Australia’s ethnic communities are urging senators to reject plans to make migrants wait up to 15 years before qualifying for aged or disability pensions.
A Senate committee will on Thursday investigate the push to tighten pension residency requirements, as part of a bundle of welfare cuts expected to net almost $900 million in savings.
Social Services Minister Christian Porter argues it is reasonable to expect people coming to Australia have contributed to the economy and society before claiming a pension.
Under existing laws, people must have been an Australian resident for 10 years – five of which must be continuous – before applying for a pension.
The government wants to extend this to 10 years of continuous residence – including five years during a person’s working life – before they can seek a pension.
Alternatively, migrants may claim a pension after 15 years of continuous residence.
The measure will only affect about 2400 people per year but is expected to save roughly $119 million over the forward estimates.
The welfare package also includes a revived attempt to cut off pension supplements to people after six weeks overseas.
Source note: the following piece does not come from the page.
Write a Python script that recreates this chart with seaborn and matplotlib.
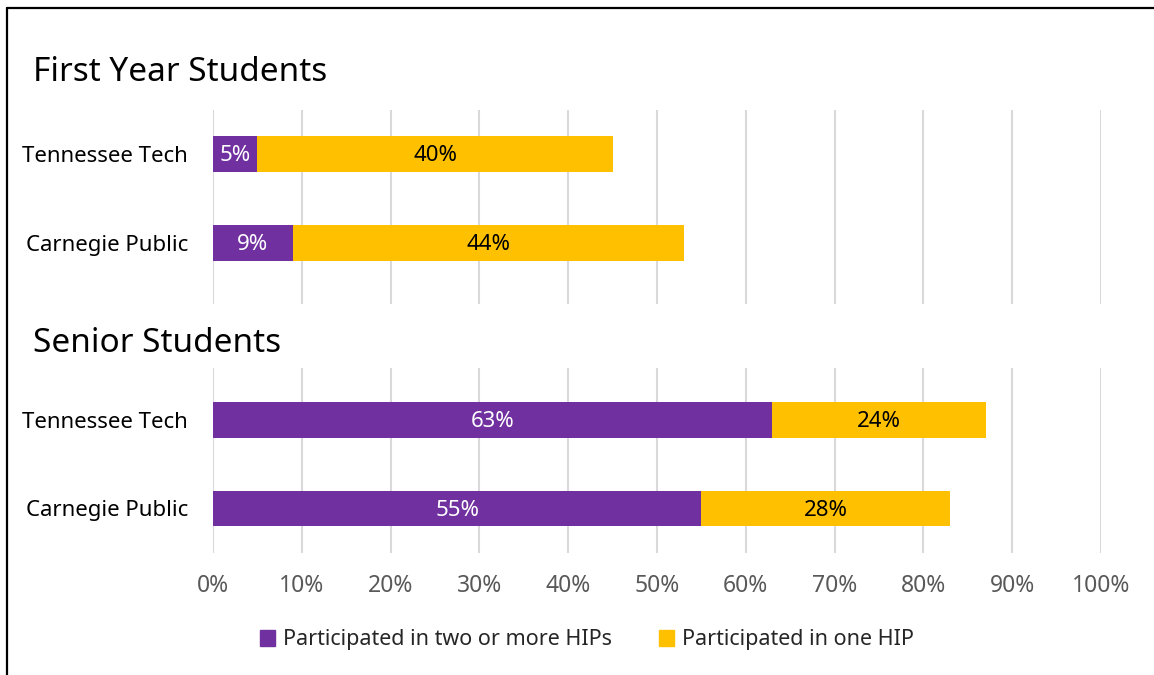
import matplotlib
matplotlib.use("Agg")
import matplotlib.pyplot as plt
import matplotlib.patches as mpatches
from matplotlib.lines import Line2D
import pandas as pd
import seaborn as sns

# -----------------------------
#  Data
# -----------------------------
SCHOOLS = ["Tennessee Tech", "Carnegie Public"]
SECTIONS = ["First Year Students", "Senior Students"]
FIRST_TWO_PLUS = [5, 9]
FIRST_ONE = [40, 44]
SENIOR_TWO_PLUS = [63, 55]
SENIOR_ONE = [24, 28]
SERIES = ["Participated in two or more HIPs", "Participated in one HIP"]
X_TICKS = [0, 10, 20, 30, 40, 50, 60, 70, 80, 90, 100]

PURPLE = "#7030A0"
GOLD = "#FFC000"
GRID = "#D9D9D9"
FONT = "Noto Sans"
FS = 16

sns.set_theme(style="white")
plt.rcParams["font.family"] = [FONT, "DejaVu Sans"]

W, H = 1154, 675
fig = plt.figure(figsize=(W / 100, H / 100), dpi=100)


def px_axes(left, top, right, bottom):
    return fig.add_axes([left / W, 1 - bottom / H, (right - left) / W, (bottom - top) / H])


def draw_panel(ax, two_plus, one, ylim, show_x):
    df = pd.DataFrame({
        "school": SCHOOLS,
        "two": two_plus,
        "total": [a + b for a, b in zip(two_plus, one)],
    })
    # stacked: total in gold underneath, purple segment on top
    sns.barplot(data=df, y="school", x="total", color=GOLD, width=0.4,
                saturation=1, linewidth=0, ax=ax, zorder=2)
    sns.barplot(data=df, y="school", x="two", color=PURPLE, width=0.4,
                saturation=1, linewidth=0, ax=ax, zorder=3)
    for i, (a, b) in enumerate(zip(two_plus, one)):
        ax.text(a / 2, i + 0.02, f"{a}%", ha="center", va="center", color="white",
                fontsize=FS, zorder=4)
        ax.text(a + b / 2, i + 0.02, f"{b}%", ha="center", va="center", color="black",
                fontsize=FS, zorder=4)
    ax.set_xlim(0, 100)
    ax.set_ylim(*ylim)
    ax.set_xticks(X_TICKS)
    ax.set_xticklabels([f"{t}%" for t in X_TICKS])
    ax.xaxis.grid(True, color=GRID, linewidth=1.5, zorder=0)
    ax.set_axisbelow(True)
    for s in ax.spines.values():
        s.set_visible(False)
    ax.set_xlabel("")
    ax.set_ylabel("")
    ax.tick_params(axis="y", length=0, pad=18, labelsize=FS, labelcolor="black")
    ax.tick_params(axis="x", length=0, pad=15, labelsize=16.5, labelcolor="#595959",
                   labelbottom=show_x)


ax1 = px_axes(213, 110, 1101, 304)
draw_panel(ax1, FIRST_TWO_PLUS, FIRST_ONE, (1.685, -0.494), False)
ax2 = px_axes(213, 368, 1101, 553)
draw_panel(ax2, SENIOR_TWO_PLUS, SENIOR_ONE, (1.503, -0.588), True)

fig.text(33 / W, 1 - 81 / H, SECTIONS[0], fontsize=24, va="baseline", color="black")
fig.text(33 / W, 1 - 352 / H, SECTIONS[1], fontsize=24, va="baseline", color="black")

handles = [mpatches.Patch(color=PURPLE, label=SERIES[0]),
           mpatches.Patch(color=GOLD, label=SERIES[1])]
fig.legend(handles=handles, loc="center", bbox_to_anchor=(587 / W, 1 - 640 / H),
           ncol=2, frameon=False, fontsize=15.5, handlelength=0.7, handleheight=0.7,
           handletextpad=0.35, columnspacing=2.2)

# outer frame (left and top edge visible)
fig.add_artist(Line2D([7 / W, 7 / W], [0, 1 - 8 / H], color="black", linewidth=1.6))
fig.add_artist(Line2D([7 / W, 1], [1 - 8 / H, 1 - 8 / H], color="black", linewidth=1.6))

fig.savefig("out.png", dpi=100)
Two peak migrant groups – the Federation of Ethnic Communities’ Council of Australia and the National Ethnic Disability Alliance – are urging parliament to block the measures.
“It is particularly alarming those who will be most affected by these amendments are the most vulnerable of an already vulnerable cohort of the population – the elderly and people with disability,” its written submission said.
The organisations fear elderly Australians from culturally and linguistically diverse backgrounds will be forced to choose between abandoning unwell or dying family members abroad and losing significant income support.
Meanwhile, the Law Council of Australia will add its voice to a chorus of opposition to drug testing welfare recipients, arguing it is neither a necessary nor proportionate response to substance abuse.
The council is concerned the changes could deny individuals procedural fairness, risk compounding disadvantage and potentially fall foul of international human rights obligations.